My Case [Manoel de Oliveira, 1986]:

It begins with three versions of a single scene; three repetitions.  In each version, the basic action remains the same.  A man, played with great integrity and conviction by Luís Miguel Cintra, invades the stage of a small theatre company in an effort to plead his case to an unseen, impassive audience, suggested only by the off-screen presence of Oliveira and his crew.  As the man gestures and pontificates with a crazed abandon, thwarted in his continual attempts to put forward his own tormented appeal against the protestations of 'others', we're instead made witness to the testimonies of the various supporting characters; amongst them the star of the play currently being rehearsed, its beleaguered director, a harried stagehand and a lone member of the audience who appears, as if from nowhere, as if indicative of the audience of this film - the cinematograph - as opposed to the play within.  After the three initial repetitions, the film cuts to a stylised, post-apocalyptic landscape, against which a dramatisation of The Book of Job - where each of the main characters once again appear, but this time in a different guise - provides a late riposte to the first scene (and its three iterations), while also allowing the central figure, still portrayed by Cintra, to finally plead the solemnity of his case. 

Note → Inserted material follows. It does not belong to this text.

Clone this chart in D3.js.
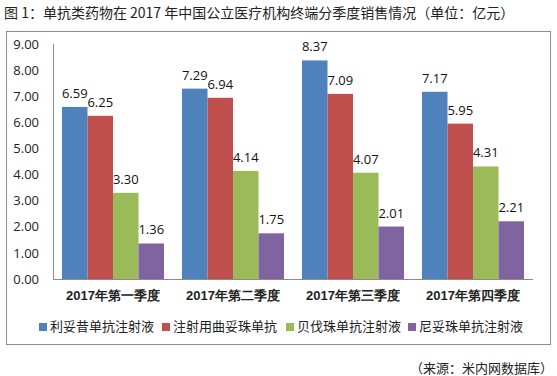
<!DOCTYPE html>
<html><head><meta charset="utf-8">
<script src="https://cdn.jsdelivr.net/npm/d3@7/dist/d3.min.js"></script>
<style>
body{margin:0;background:#fff;}
svg{display:block;font-family:"Noto Sans CJK SC","Noto Sans",sans-serif;}
</style></head><body>
<svg id="c" width="557" height="376"></svg>
<script>
const categories = ["2017年第一季度","2017年第二季度","2017年第三季度","2017年第四季度"];
const seriesNames = ["利妥昔单抗注射液","注射用曲妥珠单抗","贝伐珠单抗注射液","尼妥珠单抗注射液"];
const rituximab = [6.59, 7.29, 8.37, 7.17];
const trastuzumab = [6.25, 6.94, 7.09, 5.95];
const bevacizumab = [3.30, 4.14, 4.07, 4.31];
const nimotuzumab = [1.36, 1.75, 2.01, 2.21];
const yTicks = [0,1,2,3,4,5,6,7,8,9];
const colors = ["#4F81BD","#C0504D","#9BBB59","#8064A2"];
const title = "图 1：单抗类药物在 2017 年中国公立医疗机构终端分季度销售情况（单位：亿元）";
const source = "（来源：米内网数据库）";

const series = [rituximab, trastuzumab, bevacizumab, nimotuzumab];
const svg = d3.select("#c");

svg.append("text").attr("x",4).attr("y",18).attr("font-size",14).attr("fill","#222").text(title);

svg.append("rect").attr("x",6.5).attr("y",31.5).attr("width",544).attr("height",313)
  .attr("fill","#fff").attr("stroke","#8c8c8c").attr("stroke-width",1);

const x0 = d3.scaleBand().domain(categories).range([53,533]).paddingInner(0.15).paddingOuter(0.075);
const x1 = d3.scaleBand().domain(d3.range(4)).range([0,x0.bandwidth()]);
const y = d3.scaleLinear().domain([0,9]).range([279,44]);

const ya = svg.append("g").attr("transform","translate(53,0)")
  .call(d3.axisLeft(y).tickValues(yTicks).tickFormat(d3.format(".2f")).tickSize(0).tickPadding(14));
ya.select(".domain").attr("stroke","#8c8c8c").attr("d","M0.5,44V279.5");
ya.selectAll("text").attr("font-size",13).attr("fill","#222").attr("font-family","'Open Sans','DejaVu Sans',sans-serif");

const g = svg.append("g");
categories.forEach((c,ci)=>{
  series.forEach((s,si)=>{
    const v = s[ci];
    const bx = x0(c)+x1(si);
    g.append("rect").attr("x",bx).attr("y",y(v)).attr("width",x1.bandwidth()).attr("height",y(0)-y(v)).attr("fill",colors[si]);
    g.append("text").attr("x",bx+x1.bandwidth()/2).attr("y",y(v)-9).attr("text-anchor","middle")
      .attr("font-size",13).attr("fill","#111").attr("font-family","'Open Sans','DejaVu Sans',sans-serif").text(v.toFixed(2));
  });
});

const xa = svg.append("g").attr("transform","translate(0,279)")
  .call(d3.axisBottom(x0).tickSize(0).tickPadding(12));
xa.select(".domain").attr("stroke","#8c8c8c").attr("d","M53,0.5H533");
xa.selectAll("text").attr("font-size",13).attr("fill","#222").attr("font-weight","bold");

const legX = [39,162,286,408];
seriesNames.forEach((n,i)=>{
  svg.append("rect").attr("x",legX[i]).attr("y",323).attr("width",8).attr("height",8).attr("fill",colors[i]);
  svg.append("text").attr("x",legX[i]+11).attr("y",331).attr("font-size",13).attr("fill","#222").text(n);
});

svg.append("text").attr("x",553).attr("y",373).attr("text-anchor","end").attr("font-size",13).attr("fill","#222").text(source);
</script></body></html>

Although the action of each reiteration is effectively the same - at least in terms of its development and the choreography of events - the three scenes are still presented via a different, highly contrasting cinematic approach.  The appropriation of different styles - from the more conventional 'filmed play', to a silent cinema pastiche, to something eventually more avant-garde - seems intended to draw our attention to the artificiality of the medium and our own perspective as the audience of a film.  The self-awareness of the form also creates a context for that remarkable moment during the third repetition, in which a man, interrupting the interruption of Cintra, sets-up a movie projector and screen in the centre of the stage, and uses it to project images of actual atrocity and despair.  In this one moment, Oliveira seems to question the complacency of his characters (and us, the 'unseen' audience), making it clear that Cintra's "case" - or at least one interpretation of it - is partly related to the inability of man to mediate on behalf of the great sorrows of the modern world.  This interpretation is perhaps more in keeping with that unforgettable final image of da Vinci's the Mona Lisa, where the art - as ever, in its capacity to transform complex themes into simple gestures - is able to provide a 'case' for humanity (a reason or justification for our existence), which this man, in his very personal, very self-righteous indignation, could not.